Rachel Allen’s whole fruit juicer, which I was recently invited to review by Amazon, is part of the Irish celebrity chef’s range of ‘small domestic appliances’.
As an Irish celebrity chef, it is perhaps inevitable that Rachel’s idea of a small domestic appliance is rather different to mine. Her whole fruit juicer is not a gadget that will be sitting lost and forgotten at the back of one of my kitchen cupboards. My cupboards simply aren’t large enough. The juicer is huge and so demands and expects to permanently reside on a kitchen surface.
The second immediate disappointment is that it doesn’t take many whole fruits, although to be fair the instructions make fruit preparation sound far more onerous that it actually is and you can cut corners. For example, I’ve found that you can get away with just peeling oranges and ripping them in half, while the instructions recommend removing the pips.

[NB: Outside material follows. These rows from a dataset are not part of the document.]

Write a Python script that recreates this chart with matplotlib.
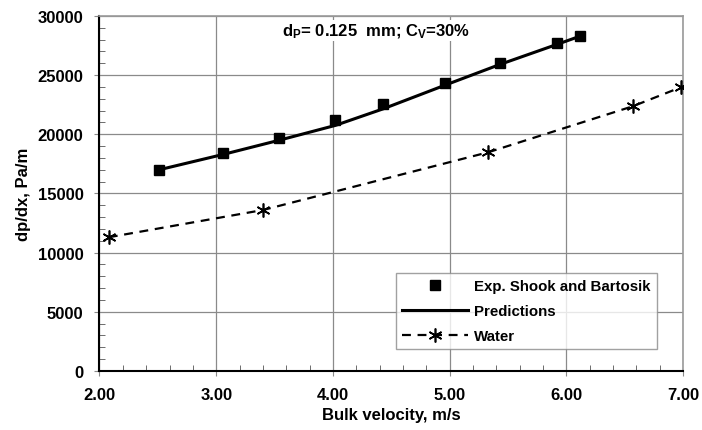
import matplotlib
matplotlib.use("Agg")
import matplotlib.pyplot as plt
from matplotlib.ticker import MultipleLocator, FormatStrFormatter

plt.rcParams['font.family'] = 'Liberation Sans'
plt.rcParams['font.weight'] = 'bold'
plt.rcParams['mathtext.fontset'] = 'custom'
plt.rcParams['mathtext.rm'] = 'Liberation Sans:bold'
plt.rcParams['mathtext.default'] = 'rm'

# experimental data (Shook and Bartosik)
exp_v = [2.51, 3.06, 3.54, 4.02, 4.43, 4.96, 5.43, 5.92, 6.12]
exp_dp = [17000, 18400, 19700, 21200, 22600, 24300, 26000, 27700, 28300]

# model predictions
pred_v = [2.51, 3.06, 3.54, 4.02, 4.43, 4.96, 5.43, 5.92, 6.12]
pred_dp = [17000, 18300, 19500, 20750, 22150, 24150, 25900, 27600, 28300]

# water only
water_v = [2.08, 3.40, 5.33, 6.57, 6.98]
water_dp = [11300, 13600, 18480, 22370, 23970]

fig = plt.figure(figsize=(7.02, 4.31), dpi=100)
ax = fig.add_axes([0.1417, 0.137, 0.8313, 0.8236])

ax.plot(exp_v, exp_dp, linestyle='none', marker='s', markersize=7,
        color='black', label='Exp. Shook and Bartosik', zorder=4)
ax.plot(pred_v, pred_dp, '-', color='black', lw=2.2, label='Predictions', zorder=3)
ax.plot(water_v, water_dp, color='black', lw=1.6, linestyle=(0, (4, 3)),
        marker=(6, 2, 0), markersize=10, markeredgewidth=1.2, label='Water', zorder=3)

ax.set_xlim(2, 7)
ax.set_ylim(0, 30000)
ax.xaxis.set_major_locator(MultipleLocator(1))
ax.xaxis.set_minor_locator(MultipleLocator(0.2))
ax.yaxis.set_major_locator(MultipleLocator(5000))
ax.yaxis.set_minor_locator(MultipleLocator(1000))
ax.xaxis.set_major_formatter(FormatStrFormatter('%.2f'))

ax.grid(which='major', color='#8a8a8a', lw=0.9)
ax.set_axisbelow(True)
ax.tick_params(which='major', direction='out', length=3.5, color='#8a8a8a',
               labelsize=12)
ax.tick_params(axis='y', which='major', pad=8)
ax.tick_params(axis='x', which='major', pad=8)
ax.tick_params(which='minor', direction='in', length=4, color='#555555')

for side in ['top', 'right']:
    ax.spines[side].set_color('#9a9a9a')
    ax.spines[side].set_linewidth(1.2)
for side in ['left', 'bottom']:
    ax.spines[side].set_color('black')
    ax.spines[side].set_linewidth(1.5)

ax.set_xlabel('Bulk velocity, m/s', fontsize=12, fontweight='bold', labelpad=4)
ax.set_ylabel('dp/dx, Pa/m', fontsize=12, fontweight='bold', labelpad=5)

ax.text(0.474, 0.958, r'd$_{P}$= 0.125  mm; C$_{V}$=30%', transform=ax.transAxes,
        ha='center', va='center', fontsize=12, fontweight='bold',
        bbox=dict(facecolor='white', edgecolor='none', pad=1))

leg = ax.legend(loc='lower right', bbox_to_anchor=(0.955, 0.062), borderaxespad=0,
                fontsize=10.8, frameon=True, fancybox=False, labelspacing=0.73,
                handlelength=4.4, handletextpad=0.45, borderpad=0.4)
leg.get_frame().set_edgecolor('#8a8a8a')
leg.get_frame().set_linewidth(1.0)

fig.savefig('out.png', dpi=100)
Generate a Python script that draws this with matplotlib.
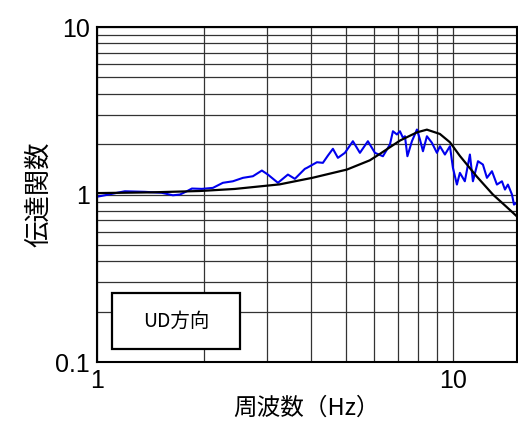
import matplotlib
matplotlib.use('Agg')
import matplotlib.pyplot as plt
import matplotlib.ticker as ticker
import matplotlib.patches as patches
import numpy as np

plt.rcParams['font.family'] = ['Noto Sans CJK JP', 'DejaVu Sans']

# 観測の伝達関数 (青)
obs_f = [1.0, 1.053, 1.198, 1.364, 1.522, 1.635, 1.711, 1.789, 1.849, 1.972,
         2.118, 2.259, 2.410, 2.572, 2.743, 2.907, 3.022, 3.225, 3.440, 3.598,
         3.839, 3.89, 4.150, 4.313, 4.456, 4.602, 4.753, 4.973, 5.237, 5.480,
         5.770, 6.038, 6.359, 6.653, 6.784, 6.962, 7.099, 7.238, 7.332, 7.45,
         7.67, 7.924, 8.080, 8.238, 8.451, 8.730, 9.016, 9.194, 9.495, 9.808,
         10.0, 10.26, 10.46, 10.80, 11.16, 11.38, 11.76, 12.14, 12.46, 12.87,
         13.29, 13.73, 14.0, 14.27, 14.65, 14.84, 15.13]
obs_h = [0.97, 0.99, 1.046, 1.038, 1.024, 0.99, 1.0, 1.046, 1.086, 1.081,
         1.096, 1.175, 1.2, 1.258, 1.286, 1.391, 1.316, 1.175, 1.316, 1.241,
         1.424, 1.443, 1.559, 1.546, 1.709, 1.875, 1.656, 1.774, 2.081, 1.774,
         2.081, 1.774, 1.693, 1.988, 2.387, 2.283, 2.387, 2.181, 2.228, 1.693,
         2.081, 2.444, 2.130, 1.813, 2.228, 2.036, 1.774, 1.943, 1.733, 1.943,
         1.443, 1.147, 1.347, 1.2, 1.733, 1.2, 1.581, 1.51, 1.258, 1.378,
         1.147, 1.2, 1.071, 1.147, 1.0, 0.871, 0.896]

# 理論の伝達関数 (黒)
th_f = [1.0, 1.41, 1.95, 2.44, 3.26, 4.04, 5.04, 5.84, 6.24, 7.1,
        7.92, 8.45, 9.19, 9.81, 10.46, 11.67, 12.95, 14.18, 15.13]
th_h = [1.02, 1.03, 1.05, 1.08, 1.15, 1.26, 1.41, 1.6, 1.75, 2.1,
        2.35, 2.44, 2.3, 2.05, 1.7, 1.28, 1.0, 0.84, 0.74]

fig = plt.figure(figsize=(5.18, 4.22), dpi=100)
ax = fig.add_axes([0.187, 0.142, 0.811, 0.794])

ax.plot(obs_f, obs_h, color='#0000ee', lw=1.5)
ax.plot(th_f, th_h, color='black', lw=1.6)

ax.set_xscale('log')
ax.set_yscale('log')
ax.set_xlim(1, 15.13)
ax.set_ylim(0.1, 10)

ax.xaxis.set_major_locator(ticker.FixedLocator([1, 10]))
ax.xaxis.set_major_formatter(ticker.FixedFormatter(['1', '10']))
ax.xaxis.set_minor_locator(ticker.LogLocator(base=10, subs=np.arange(2, 10)))
ax.xaxis.set_minor_formatter(ticker.NullFormatter())
ax.yaxis.set_major_locator(ticker.FixedLocator([0.1, 1, 10]))
ax.yaxis.set_major_formatter(ticker.FixedFormatter(['0.1', '1', '10']))
ax.yaxis.set_minor_locator(ticker.LogLocator(base=10, subs=np.arange(2, 10)))
ax.yaxis.set_minor_formatter(ticker.NullFormatter())

ax.grid(True, which='both', color='#333333', lw=0.9)
ax.tick_params(which='both', length=0, labelsize=18, pad=5)
for lab in ax.get_xticklabels() + ax.get_yticklabels():
    lab.set_family(['Liberation Sans', 'DejaVu Sans'])
for s in ax.spines.values():
    s.set_linewidth(1.5)

ax.set_xlabel('周波数（Hz）', fontsize=17, labelpad=3)
ax.set_ylabel('伝達関数', fontsize=19, labelpad=2)

# 凡例の枠
ax.add_patch(patches.Rectangle((0.036, 0.039), 0.304, 0.167, transform=ax.transAxes,
                               fc='white', ec='black', lw=1.6, zorder=5))
ax.text(0.188, 0.122, 'UD方向', transform=ax.transAxes, fontsize=14,
        ha='center', va='center', zorder=6)

fig.savefig('out.png', dpi=100)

The third problem is that the juicer is messy. Fruit needs to be dropped into the juicer while the motor is running. Sometimes it pops right out again. The pulp container doesn’t catch all the pulp and there’s no drip tray, even though juice drips for quite sometime after the machine is finished. The juicer itself is not easy to clean.
You are so limited in the range of fruit the juicer can take, all the smoothie recipes included in the instructions assume you have a liquidiser or blender as well.
Sadly, you don’t get much juice out of a single fruit (not Rachel Allen’s fault, but hey), which makes this an expensive as well as a messy and time consuming option.